In the last year, both of my boys have acquired cameras. One from a thrift store, and one for a birthday. Every once in awhile we go for a photo walk where all three of us take pictures.
Invariably, my kids take tons of pictures of weeds.
In their eyes, they’re another kind of flower with the same kind of delicate petal and leaf as any other kind of flower. Such is the perspective of a little one who doesn’t know the havoc they can wreak. But, there’s a massive lesson in this observation.
How many times do we, as adults, discount something because we ‘know’ what will happen?
All the time. On one hand, it’s our job to teach our children how to anticipate dangers and act responsibly. But on another hand, our assumptions can cloud what’s really possible. The world really is quite different for our kids than it was for us. They navigate and think differently, even in the context of being safe and responsible. It’s hard for us to see, but sometimes it’s worth taking on the new perspective. Allowing for grace and flexibility in the situations where our assumptions may not be the only way. (And that’s likely more often than we think.)
Except for my way, of course, which is always right. Clearly.
The lesson? Try to see things from your child’s eyes. Or whatever helps you step outside your normal assumptions about how the world works. Talk about it and share how different perspectives develop the world into a wild and lovely place.

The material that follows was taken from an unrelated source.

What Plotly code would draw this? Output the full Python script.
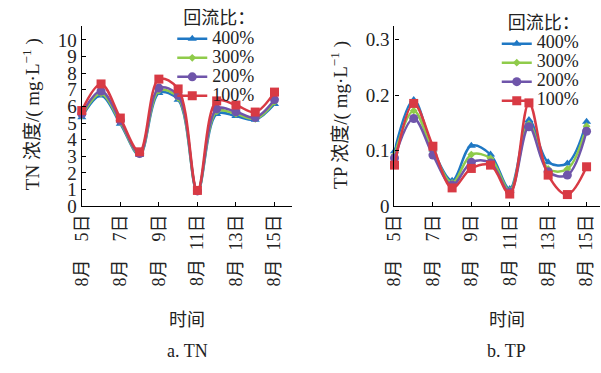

There’s another lesson here too. And that is to remember to see the good. The big picture. Our brains have a negativity bias built in, where we focus on and remember the negative bits of life more than the positive.
In the past, this served a useful function helping us stay alive. Now, it’s less useful and actually keeps us afriad and stuck when there’s no real threat.
For example, when I look at my yard, there’s lots of plants and flowers. They’re beatiful, but what do I notice first? The weeds. And guess what?
There are always weeds.
There is always something negative that you can pick out and ruminate on forever and ever. And ever. (We all know people who do just that, and they’re really hard to be around.) But likewise, there are always positive, good things to focus on too.
Focus on the good. The beauty.
When you focus on the weeds, you lose sight of the big, beautiful picture of life. You only see weeds, even though most of the time, there is always more goodness and beauty around you. But you see weeds because that’s how you’ve trained your eye.
Train your eye to see the positive. This is espeically important when you’ve got kids who think differently. If we focus only on the ‘weeds’ of what doesn’t fit into the typical landscape, we miss the goodness. Often even the best aspects of a person can look negative if they don’t fit the existing system in which they find themselves.
Next time you find yourself dwelling on the negative, or the problem of a situation, try to turn it around. Ask: What if? And let your perspective expand into space where you don’t have to follow typical, accepted protocol.
There are lots of ways to be and do in the world, now more than ever. It feels uncomfortable to buck the system of assumptions that we all live by, but that’s the sweet spot. When you, and your kids, understand how their perspective matters, it can help shift the world toward a more accepting inclusive place.